In this session of R practice, we will continue working with the dataset: Tobias Schwoerer, Kevin Berry, and Jorene Joe. 2022. A household survey documenting experiences with coastal hazards in a western Alaska community (2021-2022). Arctic Data Center. doi:10.18739/A29Z90D3V.

Big Idea

In this practice session, we will build upon the previous session by using dplyr, tidyr, and other packages form the tidyverse to summarize answers of the survey.

12.2 Exercise 2

Set up
  • Work in the same Qmd you did during R practice 1.
  • Add necessary headers and text to describe what you are doing during this practice.
    • Using Split-Apply-Combine strategy
    • Creating a Data Frame
    • Joining Data Frames
    • Plotting Q3 responses
  • At the top of your document, under the Setup header, load the necessary packages for this practice: dplyr, tidyr, tibble, and ggplot2. .
library(readr)
library(dplyr)
library(tidyr)
library(tibble)
library(ggplot2)

12.2.1 Using Split-Apply-Combine strategy

Step 1

Use group_by and summarize to calculate how many responses there were to each unique answer for question 3.

q3_tally <- survey_data %>% 
    group_by(Q3) %>% 
    summarize(n_responses = n())

12.2.2 Creating a Data Frame

Step 2

Create a data.frame containing the definitions to the answer codes in Question 3. Use the metadata to get code-definition pairs.

One way of creating a new data frame is by using the tribble() or tibble() functions from the tibble package.

Tip: Search either in the help page or on the web for information about tribble() or tibble(). Then decide which on to use to create a new data frame.

## tribble
q3_definitions <- tribble(
  ~Q3, ~definition,
  1,   "definition of 1",
  2,   "definition of 2",
  3,   "definition of 3",
  4, "definition of 4",
  5, "definition of 5",
  NA, "definition of NA")

##tibble
Q3 <- c(1,2,3,4,5,NA)

definition <- c("definition 1", "definition 2", "definition 3", "definition 4", "definition 5", "definition NA")

q3_definitions <- tibble(Q3, definition)

12.2.3 Joining Data Frames

Step 3

Use a left_join to join your definitions table to the summarized answers

## Option 1
q3_summary <- left_join(q3_tally, q3_definitions,
                        by = "Q3")


## Option 2

q3_summary <- q3_tally %>% 
    left_join(q3_definitions, by = "Q3")

12.2.4 Data Visualization

Step 4

Use ggplot() to create a bar graph (geom_col) comparing the total number of responses for each option in Q3.

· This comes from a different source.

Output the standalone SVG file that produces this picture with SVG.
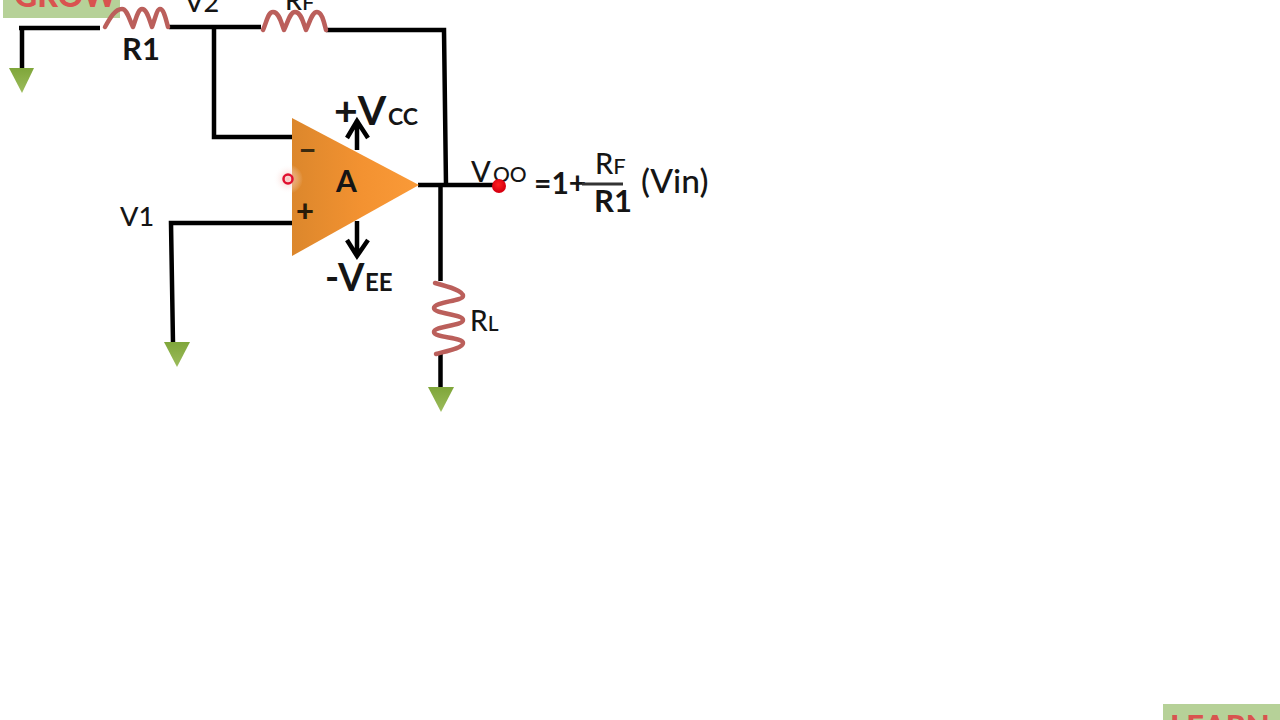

Note: The Example Code provides only the base plot. Reference the Data Visualization lesson to custom your plot. Add a theme_, change the labels, add a title, maybe flip the coords to plot the bars horizontally? Feel free to use other functions you know or discover by searching on the web.

ggplot(q3_summary,
       aes(x = Q3,
           y = n_responses))+
  geom_col()

12.3 Bonus

Go Further

Explore how you might summarize other questions in these survey results.